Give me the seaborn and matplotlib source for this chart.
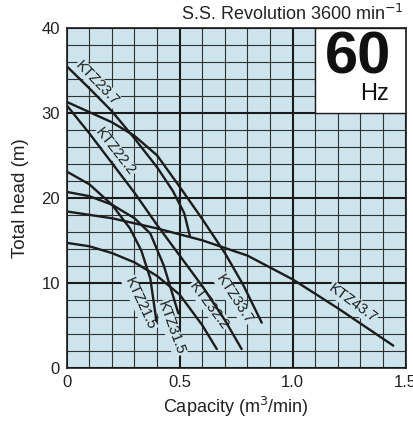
import matplotlib
matplotlib.use("Agg")
import matplotlib.pyplot as plt
import pandas as pd
import seaborn as sns
from matplotlib.patches import Rectangle
from matplotlib.ticker import MultipleLocator

# ----------------------------
# Curve data (capacity m3/min, total head m)
# ----------------------------
ktz23_7_q = [0, 0.1, 0.2, 0.3, 0.4, 0.47, 0.52, 0.546]
ktz23_7_h = [35.5, 32.9, 30.2, 27.0, 23.6, 20.8, 18.2, 15.4]

ktz33_7_q = [0, 0.1, 0.2, 0.3, 0.4, 0.5, 0.6, 0.7, 0.78, 0.863]
ktz33_7_h = [31.3, 30.1, 28.9, 27.3, 25.0, 21.3, 17.5, 13.5, 9.8, 5.3]

ktz22_2_q = [0, 0.1, 0.2, 0.3, 0.4, 0.5, 0.6, 0.7, 0.774]
ktz22_2_h = [30.9, 27.6, 24.1, 20.6, 16.8, 13.2, 9.6, 5.6, 2.2]

ktz21_5_q = [0, 0.1, 0.2, 0.28, 0.33, 0.37, 0.397]
ktz21_5_h = [23.1, 21.6, 19.2, 16.4, 13.8, 10.5, 5.5]

ktz31_5_q = [0, 0.1, 0.2, 0.3, 0.37, 0.43, 0.494]
ktz31_5_h = [20.7, 20.2, 19.2, 17.6, 15.8, 12.0, 6.4]

ktz43_7_q = [0, 0.2, 0.4, 0.6, 0.8, 1.0, 1.2, 1.445]
ktz43_7_h = [18.4, 17.6, 16.4, 15.0, 13.2, 10.4, 7.0, 2.6]

ktz32_2_q = [0, 0.1, 0.2, 0.3, 0.4, 0.5, 0.6, 0.664]
ktz32_2_h = [14.7, 14.3, 13.5, 12.4, 10.8, 8.6, 5.0, 2.2]

models = ["KTZ23.7", "KTZ33.7", "KTZ22.2", "KTZ21.5", "KTZ31.5", "KTZ43.7", "KTZ32.2"]
curves = [
    (ktz23_7_q, ktz23_7_h),
    (ktz33_7_q, ktz33_7_h),
    (ktz22_2_q, ktz22_2_h),
    (ktz21_5_q, ktz21_5_h),
    (ktz31_5_q, ktz31_5_h),
    (ktz43_7_q, ktz43_7_h),
    (ktz32_2_q, ktz32_2_h),
]

# label spot (capacity, head) and angle for each curve name
label_q = [0.136, 0.74, 0.215, 0.324, 0.461, 1.265, 0.63]
label_h = [33.5, 8.1, 25.4, 7.5, 4.65, 7.6, 7.3]
label_rot = [-46, -57, -52, -65, -70, -36, -53]

x_ticks = [0, 0.5, 1.0, 1.5]
x_tick_labels = ["0", "0.5", "1.0", "1.5"]
y_ticks = [0, 10, 20, 30, 40]

rows = []
for name, (q, h) in zip(models, curves):
    for qq, hh in zip(q, h):
        rows.append({"model": name, "capacity": qq, "head": hh})
df = pd.DataFrame(rows)

# ----------------------------
# Plot
# ----------------------------
sns.set_style("white")
plt.rcParams["font.family"] = ["Liberation Sans", "DejaVu Sans"]

bg = "#cde4ed"
ink = "#1c1c1c"

fig = plt.figure(figsize=(4.13, 4.21), dpi=100)
ax = fig.add_axes([0.1615, 0.1266, 0.8208, 0.8069])
ax.set_facecolor(bg)

sns.lineplot(data=df, x="capacity", y="head", hue="model", units="model",
             estimator=None, sort=False, palette=[ink] * len(models),
             linewidth=1.7, legend=False, ax=ax, zorder=4)

ax.set_xlim(0, 1.5)
ax.set_ylim(0, 40)
ax.set_xticks(x_ticks)
ax.set_xticklabels(x_tick_labels)
ax.set_yticks(y_ticks)
ax.xaxis.set_minor_locator(MultipleLocator(0.1))
ax.yaxis.set_minor_locator(MultipleLocator(2))
ax.set_axisbelow(True)
ax.grid(which="minor", color="#303030", linewidth=0.8)
ax.grid(which="major", color="#1a1a1a", linewidth=1.5)
ax.tick_params(which="both", length=0, labelsize=12, colors="#222222", pad=5)

for sp in ax.spines.values():
    sp.set_color("#1a1a1a")
    sp.set_linewidth(1.2)

ax.set_xlabel("Capacity (m$^{3}$/min)", fontsize=13, color="#222222", labelpad=4)
ax.set_ylabel("Total head (m)", fontsize=13.5, color="#222222", labelpad=9)

for name, q, h, r in zip(models, label_q, label_h, label_rot):
    ax.text(q, h, name, rotation=r, rotation_mode="anchor", ha="center", va="center",
            fontsize=10.5, color=ink, zorder=3,
            bbox=dict(facecolor=bg, edgecolor="none", pad=0.5))

# 60 Hz box in the upper right
ax.add_patch(Rectangle((1.1, 30), 0.4, 10, facecolor="white", edgecolor="#1a1a1a",
                       linewidth=1.0, zorder=2))
ax.text(1.289, 36.5, "60", fontsize=43, fontweight="bold", ha="center", va="center",
        color="#111111", zorder=5)
ax.text(1.425, 32.2, "Hz", fontsize=17, ha="right", va="center", color="#111111", zorder=5)

fig.text(0.978, 0.966, "S.S. Revolution 3600 min$^{-1}$", ha="right", va="center",
         fontsize=13, color="#222222")

fig.savefig("out.png", dpi=100)
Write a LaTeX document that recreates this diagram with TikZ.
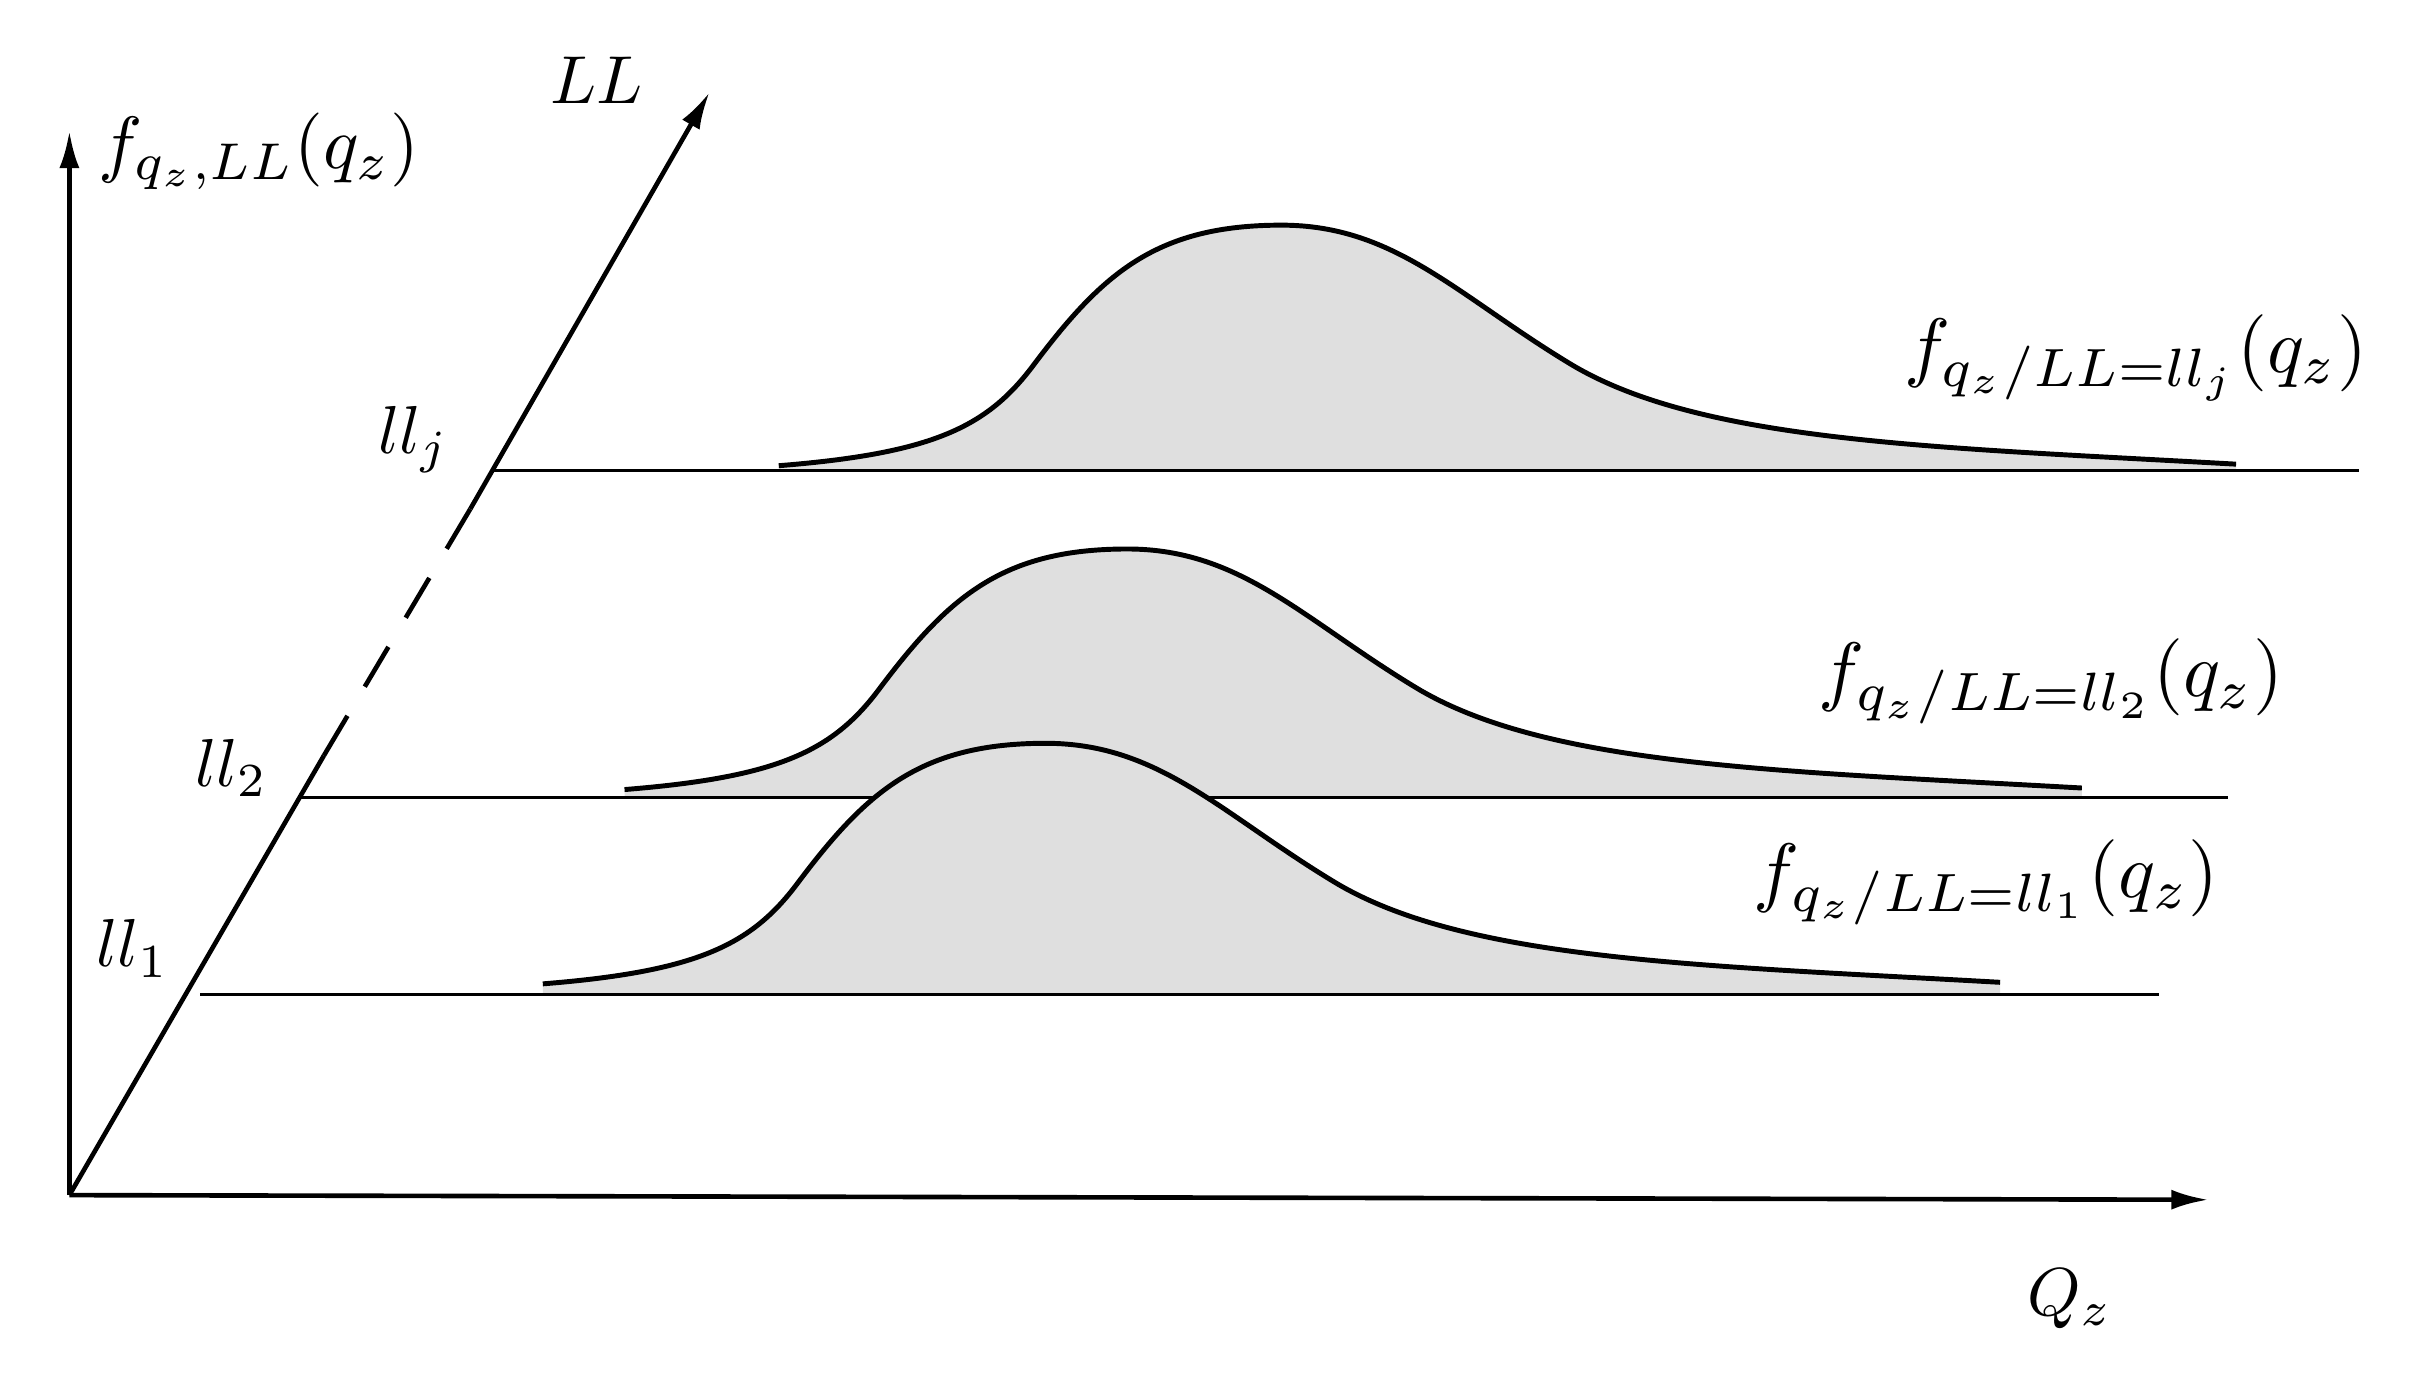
\documentclass[tikz,border=0pt]{standalone}
\usetikzlibrary{arrows.meta}
\begin{document}
\begin{tikzpicture}[x=1pt,y=-1pt,
  ax/.style={line width=3pt,-{Latex[length=24pt,width=13pt]}},
  base/.style={line width=1.6pt},
  crv/.style={line width=3.2pt},
  lbl/.style={scale=4.4},
  clbl/.style={scale=5}]
\useasboundingbox (0,0) rectangle (1568,896);
\def\shape{(0,0) .. controls (100,-8) and (135,-25) .. (165,-65) .. controls (210,-125) and (245,-156) .. (326,-156) .. controls (400,-156) and (440,-110) .. (515,-65) .. controls (600,-15) and (750,-12) .. (945,-1)}
\foreach \dx/\dy/\bx/\by/\ex in {505/302/320/305/1530, 405/512/195/517/1445, 352/638/130/645/1400}{
  \begin{scope}[shift={(\dx,\dy)}]
    \fill[gray!25] \shape -- (945,\by-\dy) -- (0,\by-\dy) -- cycle;
  \end{scope}
  \draw[base] (\bx,\by) -- (\ex,\by);
  \begin{scope}[shift={(\dx,\dy)}]
    \draw[crv] \shape;
  \end{scope}
}
\coordinate (O) at (45,775);
\coordinate (Ytop) at (45,85);
\coordinate (Xend) at (1432,778);
\coordinate (Ltop) at (460,60);
\coordinate (D1) at (210,490);
\coordinate (D2) at (305,330);
\draw[ax] (O) -- (Ytop);
\draw[ax] (O) -- (Xend);
\draw[line width=3pt] (O) -- (D1);
\draw[line width=3pt,dash pattern=on 30pt off 22pt] (D1) -- (D2);
\draw[ax] (D2) -- (Ltop);
\node[scale=4.8] (fy) at (168,98) {$f_{q_z,LL}(q_z)$};
\node[lbl] (LL) at (387,52) {$LL$};
\node[lbl] (Qz) at (1342,842) {$Q_z$};
\node[lbl] (llj) at (268,285) {$ll_j$};
\node[lbl] (ll2) at (150,498) {$ll_2$};
\node[lbl] (ll1) at (86,615) {$ll_1$};
\node[clbl] (cj) at (1385,232) {$f_{q_z/LL=ll_j}(q_z)$};
\node[clbl] (c2) at (1330,442) {$f_{q_z/LL=ll_2}(q_z)$};
\node[clbl] (c1) at (1288,572) {$f_{q_z/LL=ll_1}(q_z)$};
\end{tikzpicture}
\end{document}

- - - - -

**Requirements**. Leaving out the pictures, repeat the data above exactly.

**Answer**.
Give me the seaborn and matplotlib source for this chart.
import matplotlib
matplotlib.use("Agg")
import matplotlib.pyplot as plt
import pandas as pd
import seaborn as sns
from matplotlib.patches import Rectangle
from matplotlib.ticker import MultipleLocator

# ----------------------------
# Curve data (capacity m3/min, total head m)
# ----------------------------
ktz23_7_q = [0, 0.1, 0.2, 0.3, 0.4, 0.47, 0.52, 0.546]
ktz23_7_h = [35.5, 32.9, 30.2, 27.0, 23.6, 20.8, 18.2, 15.4]

ktz33_7_q = [0, 0.1, 0.2, 0.3, 0.4, 0.5, 0.6, 0.7, 0.78, 0.863]
ktz33_7_h = [31.3, 30.1, 28.9, 27.3, 25.0, 21.3, 17.5, 13.5, 9.8, 5.3]

ktz22_2_q = [0, 0.1, 0.2, 0.3, 0.4, 0.5, 0.6, 0.7, 0.774]
ktz22_2_h = [30.9, 27.6, 24.1, 20.6, 16.8, 13.2, 9.6, 5.6, 2.2]

ktz21_5_q = [0, 0.1, 0.2, 0.28, 0.33, 0.37, 0.397]
ktz21_5_h = [23.1, 21.6, 19.2, 16.4, 13.8, 10.5, 5.5]

ktz31_5_q = [0, 0.1, 0.2, 0.3, 0.37, 0.43, 0.494]
ktz31_5_h = [20.7, 20.2, 19.2, 17.6, 15.8, 12.0, 6.4]

ktz43_7_q = [0, 0.2, 0.4, 0.6, 0.8, 1.0, 1.2, 1.445]
ktz43_7_h = [18.4, 17.6, 16.4, 15.0, 13.2, 10.4, 7.0, 2.6]

ktz32_2_q = [0, 0.1, 0.2, 0.3, 0.4, 0.5, 0.6, 0.664]
ktz32_2_h = [14.7, 14.3, 13.5, 12.4, 10.8, 8.6, 5.0, 2.2]

models = ["KTZ23.7", "KTZ33.7", "KTZ22.2", "KTZ21.5", "KTZ31.5", "KTZ43.7", "KTZ32.2"]
curves = [
    (ktz23_7_q, ktz23_7_h),
    (ktz33_7_q, ktz33_7_h),
    (ktz22_2_q, ktz22_2_h),
    (ktz21_5_q, ktz21_5_h),
    (ktz31_5_q, ktz31_5_h),
    (ktz43_7_q, ktz43_7_h),
    (ktz32_2_q, ktz32_2_h),
]

# label spot (capacity, head) and angle for each curve name
label_q = [0.136, 0.74, 0.215, 0.324, 0.461, 1.265, 0.63]
label_h = [33.5, 8.1, 25.4, 7.5, 4.65, 7.6, 7.3]
label_rot = [-46, -57, -52, -65, -70, -36, -53]

x_ticks = [0, 0.5, 1.0, 1.5]
x_tick_labels = ["0", "0.5", "1.0", "1.5"]
y_ticks = [0, 10, 20, 30, 40]

rows = []
for name, (q, h) in zip(models, curves):
    for qq, hh in zip(q, h):
        rows.append({"model": name, "capacity": qq, "head": hh})
df = pd.DataFrame(rows)

# ----------------------------
# Plot
# ----------------------------
sns.set_style("white")
plt.rcParams["font.family"] = ["Liberation Sans", "DejaVu Sans"]

bg = "#cde4ed"
ink = "#1c1c1c"

fig = plt.figure(figsize=(4.13, 4.21), dpi=100)
ax = fig.add_axes([0.1615, 0.1266, 0.8208, 0.8069])
ax.set_facecolor(bg)

sns.lineplot(data=df, x="capacity", y="head", hue="model", units="model",
             estimator=None, sort=False, palette=[ink] * len(models),
             linewidth=1.7, legend=False, ax=ax, zorder=4)

ax.set_xlim(0, 1.5)
ax.set_ylim(0, 40)
ax.set_xticks(x_ticks)
ax.set_xticklabels(x_tick_labels)
ax.set_yticks(y_ticks)
ax.xaxis.set_minor_locator(MultipleLocator(0.1))
ax.yaxis.set_minor_locator(MultipleLocator(2))
ax.set_axisbelow(True)
ax.grid(which="minor", color="#303030", linewidth=0.8)
ax.grid(which="major", color="#1a1a1a", linewidth=1.5)
ax.tick_params(which="both", length=0, labelsize=12, colors="#222222", pad=5)

for sp in ax.spines.values():
    sp.set_color("#1a1a1a")
    sp.set_linewidth(1.2)

ax.set_xlabel("Capacity (m$^{3}$/min)", fontsize=13, color="#222222", labelpad=4)
ax.set_ylabel("Total head (m)", fontsize=13.5, color="#222222", labelpad=9)

for name, q, h, r in zip(models, label_q, label_h, label_rot):
    ax.text(q, h, name, rotation=r, rotation_mode="anchor", ha="center", va="center",
            fontsize=10.5, color=ink, zorder=3,
            bbox=dict(facecolor=bg, edgecolor="none", pad=0.5))

# 60 Hz box in the upper right
ax.add_patch(Rectangle((1.1, 30), 0.4, 10, facecolor="white", edgecolor="#1a1a1a",
                       linewidth=1.0, zorder=2))
ax.text(1.289, 36.5, "60", fontsize=43, fontweight="bold", ha="center", va="center",
        color="#111111", zorder=5)
ax.text(1.425, 32.2, "Hz", fontsize=17, ha="right", va="center", color="#111111", zorder=5)

fig.text(0.978, 0.966, "S.S. Revolution 3600 min$^{-1}$", ha="right", va="center",
         fontsize=13, color="#222222")

fig.savefig("out.png", dpi=100)
Write a LaTeX document that recreates this diagram with TikZ.
\documentclass[tikz,border=0pt]{standalone}
\usetikzlibrary{arrows.meta}
\begin{document}
\begin{tikzpicture}[x=1pt,y=-1pt,
  ax/.style={line width=3pt,-{Latex[length=24pt,width=13pt]}},
  base/.style={line width=1.6pt},
  crv/.style={line width=3.2pt},
  lbl/.style={scale=4.4},
  clbl/.style={scale=5}]
\useasboundingbox (0,0) rectangle (1568,896);
\def\shape{(0,0) .. controls (100,-8) and (135,-25) .. (165,-65) .. controls (210,-125) and (245,-156) .. (326,-156) .. controls (400,-156) and (440,-110) .. (515,-65) .. controls (600,-15) and (750,-12) .. (945,-1)}
\foreach \dx/\dy/\bx/\by/\ex in {505/302/320/305/1530, 405/512/195/517/1445, 352/638/130/645/1400}{
  \begin{scope}[shift={(\dx,\dy)}]
    \fill[gray!25] \shape -- (945,\by-\dy) -- (0,\by-\dy) -- cycle;
  \end{scope}
  \draw[base] (\bx,\by) -- (\ex,\by);
  \begin{scope}[shift={(\dx,\dy)}]
    \draw[crv] \shape;
  \end{scope}
}
\coordinate (O) at (45,775);
\coordinate (Ytop) at (45,85);
\coordinate (Xend) at (1432,778);
\coordinate (Ltop) at (460,60);
\coordinate (D1) at (210,490);
\coordinate (D2) at (305,330);
\draw[ax] (O) -- (Ytop);
\draw[ax] (O) -- (Xend);
\draw[line width=3pt] (O) -- (D1);
\draw[line width=3pt,dash pattern=on 30pt off 22pt] (D1) -- (D2);
\draw[ax] (D2) -- (Ltop);
\node[scale=4.8] (fy) at (168,98) {$f_{q_z,LL}(q_z)$};
\node[lbl] (LL) at (387,52) {$LL$};
\node[lbl] (Qz) at (1342,842) {$Q_z$};
\node[lbl] (llj) at (268,285) {$ll_j$};
\node[lbl] (ll2) at (150,498) {$ll_2$};
\node[lbl] (ll1) at (86,615) {$ll_1$};
\node[clbl] (cj) at (1385,232) {$f_{q_z/LL=ll_j}(q_z)$};
\node[clbl] (c2) at (1330,442) {$f_{q_z/LL=ll_2}(q_z)$};
\node[clbl] (c1) at (1288,572) {$f_{q_z/LL=ll_1}(q_z)$};
\end{tikzpicture}
\end{document}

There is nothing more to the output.